Sikap Ketua Reformasi Polri: Tegaskan Perpol Polisi Isi Jabatan Sipil Menentang Putusan MK
- Peraturan Polisi (Perpol) Nomor 10 Tahun 2025 kembali ditegaskan bertentangan dengan putusan Mahkamah Konstitusi (MK) nomor 114/PUU-XXIII/2025 yang menegaskan larangan polisi aktif menduduki jabatan sipil kecuali telah pensiun atau mundur dari kepolisian.
Kali ini, pernyataan tersebut datang langsung dari Ketua Komisi Reformasi Polri, Jimly Asshiddiqie.
Dia menyebut, secara formal, Perpol yang ditandatangani oleh Kapolri Jenderal Polisi Listyo Sigit Prabowo pada 9 Desember 2025 ini bertentangan dengan putusan MK.
Jimly menjelaskan mengapa Perpol ini disebut bertentangan dengan putusan Mahkamah Konstitusi.
Pertama, format penerbitan Perpol dalam klausul "menimbang" dan "mengingat" tidak mencantumkan putusan Mahkamah Konstitusi nomor 114.
"Apakah dalam pertimbangan ada menimbang perubahan undang-undang sebagaimana sudah diputuskan MK? Nah, itu enggak ada," kata Jimly saat ditemui di Perpustakaan Nasional RI, Jakarta Pusat, Rabu (17/12/2025).
Kedua, dalam bagian mengingat, Perpol hanya menyebut Undang-Undang Nomor 2 Tahun 2002 tentang Polri, tanpa mencantumkan kembali putusan MK nomor 114.
"Itu juga tidak ada," kata Jimly lagi.
Perpol yang sekarang diteken oleh Polri bisa dimaknai tidak merujuk secara langsung undang-undang yang telah diubah melalui putusan MK.
Perpol tersebut masih merujuk UU Polri yang lama, yang masih memberikan penjelasan bahwa anggota polisi aktif bisa menduduki jabatan sipil dengan izin Kapolri.

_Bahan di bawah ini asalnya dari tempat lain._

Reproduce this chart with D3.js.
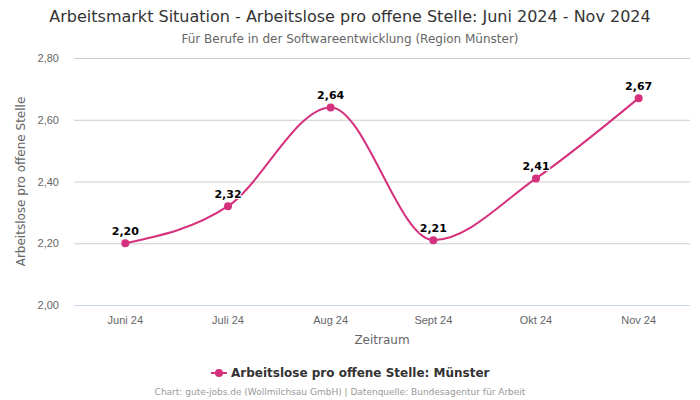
<!DOCTYPE html>
<html><head><meta charset="utf-8">
<script src="https://cdn.jsdelivr.net/npm/d3@7"></script>
<style>body{margin:0;background:#fff;} svg{display:block;font-family:"DejaVu Sans",sans-serif;}</style>
</head><body>
<svg id="c" width="700" height="400"></svg>
<script>
const categories = ["Juni 24","Juli 24","Aug 24","Sept 24","Okt 24","Nov 24"];
const values = [2.20, 2.32, 2.64, 2.21, 2.41, 2.67];
const yTicks = [2.00, 2.20, 2.40, 2.60, 2.80];
const seriesName = "Arbeitslose pro offene Stelle: Münster";

(function(){
const svg = d3.select("#c");
const color = "#d5317c";
const mL = 74, mR = 690, mT = 58, mB = 305;
const x = d3.scaleBand().domain(categories).range([mL, mR]);
const y = d3.scaleLinear().domain([2.0, 2.8]).range([mB, mT]);
const fmt = v => d3.format(".2f")(v).replace(".", ",");

svg.append("text").attr("x",350).attr("y",22).attr("text-anchor","middle")
  .attr("fill","#333").attr("font-size",16).text("Arbeitsmarkt Situation - Arbeitslose pro offene Stelle: Juni 2024 - Nov 2024");
svg.append("text").attr("x",350).attr("y",43).attr("text-anchor","middle")
  .attr("fill","#666").attr("font-size",12).text("Für Berufe in der Softwareentwicklung (Region Münster)");

const yAxis = d3.axisLeft(y).tickValues(yTicks).tickSize(-(mR-mL)).tickFormat(fmt);
const gy = svg.append("g").attr("transform",`translate(${mL},0)`).call(yAxis);
gy.select(".domain").remove();
gy.selectAll(".tick line").attr("stroke","#cccccc");
gy.selectAll(".tick text").attr("fill","#666").attr("font-size",11).attr("x",-15);
gy.selectAll(".tick").filter(d=>d===2.0).select("line").attr("stroke","#ccd6eb");

const xAxis = d3.axisBottom(x).tickSize(0);
const gx = svg.append("g").attr("transform",`translate(0,${mB})`).call(xAxis);
gx.select(".domain").remove();
gx.selectAll(".tick text").attr("fill","#666").attr("font-size",11).attr("dy",0).attr("y",19);

svg.append("text").attr("x",(mL+mR)/2).attr("y",344).attr("text-anchor","middle")
  .attr("fill","#666").attr("font-size",12).text("Zeitraum");
svg.append("text").attr("transform",`translate(25,${(mT+mB)/2}) rotate(-90)`).attr("text-anchor","middle")
  .attr("fill","#666").attr("font-size",12).text("Arbeitslose pro offene Stelle");

const cx = d => x(d) + x.bandwidth()/2;
const line = d3.line().x((d,i)=>cx(categories[i])).y(d=>y(d)).curve(d3.curveMonotoneX);
svg.append("path").datum(values).attr("d",line).attr("fill","none").attr("stroke",color).attr("stroke-width",2);
svg.selectAll("circle.p").data(values).join("circle").attr("class","p")
  .attr("cx",(d,i)=>cx(categories[i])).attr("cy",d=>y(d)).attr("r",4).attr("fill",color);
svg.selectAll("text.lbl").data(values).join("text").attr("class","lbl")
  .attr("x",(d,i)=>cx(categories[i])).attr("y",d=>y(d)-8).attr("text-anchor","middle")
  .attr("font-size",11).attr("font-weight","bold").attr("fill","#000")
  .attr("stroke","#fff").attr("stroke-width",2).attr("paint-order","stroke").text(fmt);

const lg = svg.append("g");
lg.append("text").attr("x",231).attr("y",377).attr("font-size",12).attr("font-weight","bold").attr("fill","#333").text(seriesName);
lg.append("line").attr("x1",211).attr("x2",227).attr("y1",373).attr("y2",373).attr("stroke",color).attr("stroke-width",2);
lg.append("circle").attr("cx",219).attr("cy",373).attr("r",4).attr("fill",color);

svg.append("text").attr("x",340).attr("y",395).attr("text-anchor","middle")
  .attr("fill","#999").attr("font-size",9).text("Chart: gute-jobs.de (Wollmilchsau GmbH) | Datenquelle: Bundesagentur für Arbeit");
})();
</script>
</body></html>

Padahal, kata Jimly, putusan MK telah menegaskan bahwa UU Polri telah diubah lewat putusan nomor 114/PUU-XXIII/2025 tertanggal 13 November 2025.
Jimly bahkan memberikan redaksi penulisan yang tepat apabila Perpol tersebut tak ingin dianggap bertentangan dengan putusan MK.
"Maka harusnya mengingat undang-undang tentang Polri nomor sekian, lembaran negara nomor sekian, tambahan lembaran negara nomor sekian, sebagaimana telah berubah dengan putusan MK nomor sekian. Baru dalam kurung berita negara nomor sekian," katanya.
"Itu yang benar, itu artinya yang dijadikan rujukan undang-undang yang pascaputusan MK. Nah, yang kemarin enggak ada. Sehingga orang lalu mudah menafsirkan, 'lu ini bertentangan dengan putusan MK'," ucapnya lagi.
Jimly mengatakan, cara penulisan ini sangat penting dan sering diabaikan, tidak hanya pada institusi Polri, melainkan mayoritas pejabat negara yang memiliki kewenangan menerbitkan peraturan pelaksana undang-undang.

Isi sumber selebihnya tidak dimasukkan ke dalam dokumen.